I don't know what to suggest regarding accents. People are named André and Zoë in English-speaking countries, and this would count as an e, I believe.

It's very tricky in some languages, though, to deal with detecting all the variants of a given letter, so this might be stretching the exercise beyond what is useful.

NobbZ commented 8 years ago

I do not like the term "english" letters, since they are actually "latin". Just say “case insensitive A-Z are mandatory, other characters of any kind may appear in the string”. This phrasing does allow punctuation, diacretic characters, kyrillics and all that stuff while still enforcing the necessity to have at least one of each out of A-Z and also it does not lye about the origin about our alphabet.

kotp commented 8 years ago

And due to v w and y use, I think they are Roman letters.

Is this coming about because we don't provide the "alphabet" up front in the Readme? If we give the letters that are to be included as measurable for the pangram, state that they are to count in either uppercase or lowercase, this becomes clear.

The current states:

Determine if a sentence is a pangram. A pangram (Greek: παν γράμμα, pan gramma, "every letter") is a sentence using every letter of the alphabet at least once. The best known English pangram is "The quick brown fox jumps over the lazy dog."

It could be be that we add the alphabet after the example "A quick brown fox jumps over the lazy dog."

Also, the fact that there is a period in the text which allows for more than just what is in the alphabet, and a capital letter should hint that more than one match is appropriate, in regards to case, and more than one occurrence of a letter is OK as well, due to more than one (four, even) "o" for example.

Perhaps the only confusion is the alphabet, and this is perhaps brought on in part due to the German example.

Another solution is to add the stipulation that the solution can use a "user supplied" alphabet. Still, this provides more complexity, and more potential confusion. I don't think that is the correct way to go.

kytrinyx commented 8 years ago

I do not like the term "english" letters, since they are actually "latin".

Sorry, you are right. The letters are latin.

What I'm trying to say is that I do not think that it is possible to correctly define a pangram without knowing which language the pangram is in.

If you teach a Norwegian child the alphabet in Norwegian, they do not learn the same alphabet as an American child learning the alphabet in English.

Even though both languages use a latin alphabet, the English and Norwegian alphabets are not identical.

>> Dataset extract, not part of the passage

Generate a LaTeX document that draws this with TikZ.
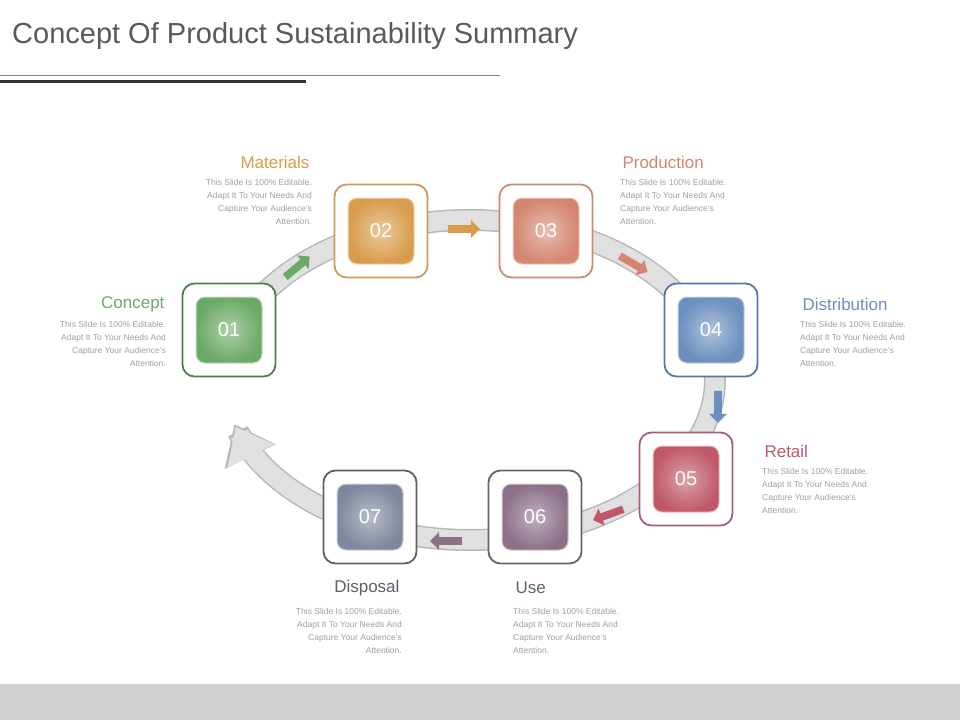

I don't know how to make this distinction clear.

Another solution is to add the stipulation that the solution can use a "user supplied alphabet. Still, this provides more complexity, and more potential confusion. I don't think that is the correct way to go.

Agreed.

kotp commented 8 years ago

exercism/x-common#284 hopefully clarifies this.

behrtam commented 7 years ago

It was good to clarify the used alphabet but the edge case proposed by @sdavids13 still makes sense to be added.

Insti commented 7 years ago

I think it's a good idea too, @behrtam do you want to submit a PR with this new test case?

General info for anyone reading this thread in future: There is a discussion about a general policy for characters/character sets to test for in: https://github.com/exercism/x-common/issues/428

b10s commented 4 years ago

Hi @sdavids13 , @rbasso , @kotp

sorry for digging it.

I have a question about test case. It's name is "case insensitive" but I can see each alphabet letters in lower case presented here:

the quick brown fox jumps over with lazy FX

It means a solution which cares only about lower case, i.e. case sensitive solution, will pass.

Is so, then what the test case is for?

kotp commented 4 years ago

Yes, it is an odd description, perhaps it needs a touch... Do you want to make a pull request?

Though it is not a pangram, even excluding the capital letters, there is no "d". So the title of the test is likely wrong.

As a "case insensitive non-pangram" it should still be expected that it results in false.

The test right above it also does not need the quoted string, but should have the mixed case and the period, and should still result in true.